5月1日~舌はわが身を切る刀…
季節は晩春というのに、朝夕冷え込む日があり、油断をすると風邪をひきそうです。
さて、先日、東京都の猪瀬知事が米国の新聞ニューヨーク・タイムズのインタビューで不適切な発言をしたことが報道されていました。
オリンピック招致に関する記者の質問で、ほかの立候補都市を引き合いに「イスラム諸国で人々が共有しているのは唯一、アラーだけで、たがいにけんかばかりしている」という内容の発言をしたというのです。

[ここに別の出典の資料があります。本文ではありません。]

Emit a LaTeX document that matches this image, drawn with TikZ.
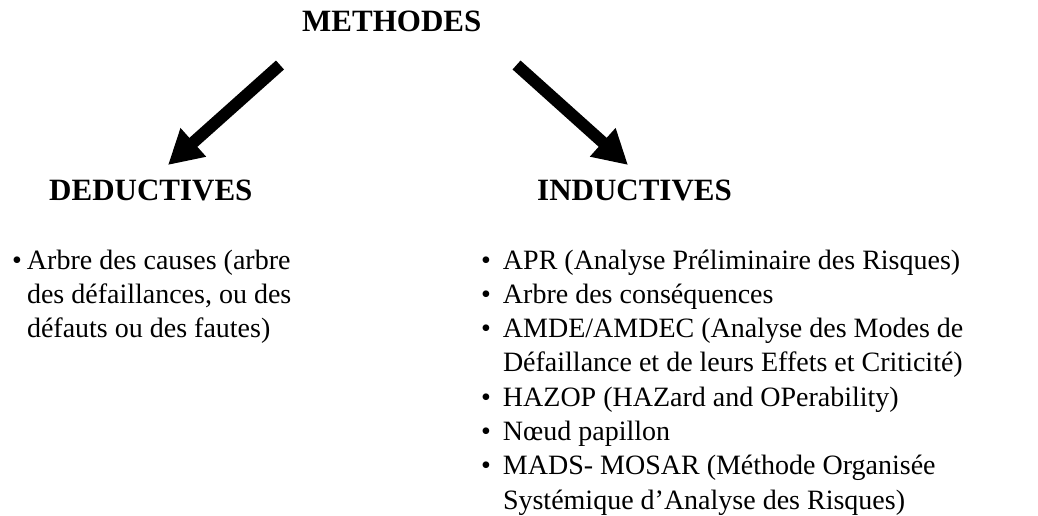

猪瀬知事がどのような意図を持って発言したのか分かりませんが、発言が本当であれば、スポーツの祭典であるオリンピックの立候補都市の長として、好ましい発言ではありませんし、日本と他の国を比較して批判するのではなく、日本での開催のすばらしさや利点をさらに主張すべきであったと言えます。
そして、この度のことは猪瀬知事だけでなく、言動で意思を伝える私たち一人ひとりが共有する問題でもあります。
仏教では、私たちは日々、大きく分けて三つの業、行いで生活をしていると説かれます。
一つが身体の身の業と書いて体の行いです。私たちの手足は、他人を助けることも出来ますが、逆に傷つけることも出来ます。
二つ目が口の業と書いて言動です。私たちの口から発する言葉は、人を勇気づけたり助けたりもしますが、逆に言葉によって相手を傷つけたり、時には人を殺すことさえあります。
三つ目が意思の意の業と書いて心、思いです。体による行動も言動も、普段の心の有り様が表に現れた姿と言えましょう。
猪瀬知事のこの度の発言も、オリンピック招致に一生懸命になるがあまり、他国よりもわが国に、他の都市よりもわが東京に…という強い思いが、つい悪い形で出てしまったのかもしれません。
しかし、舌は人を切り、たちまちわが身を切る刀となって返ってきます。
一人ひとりが自らに厳しく戒めたいことであります。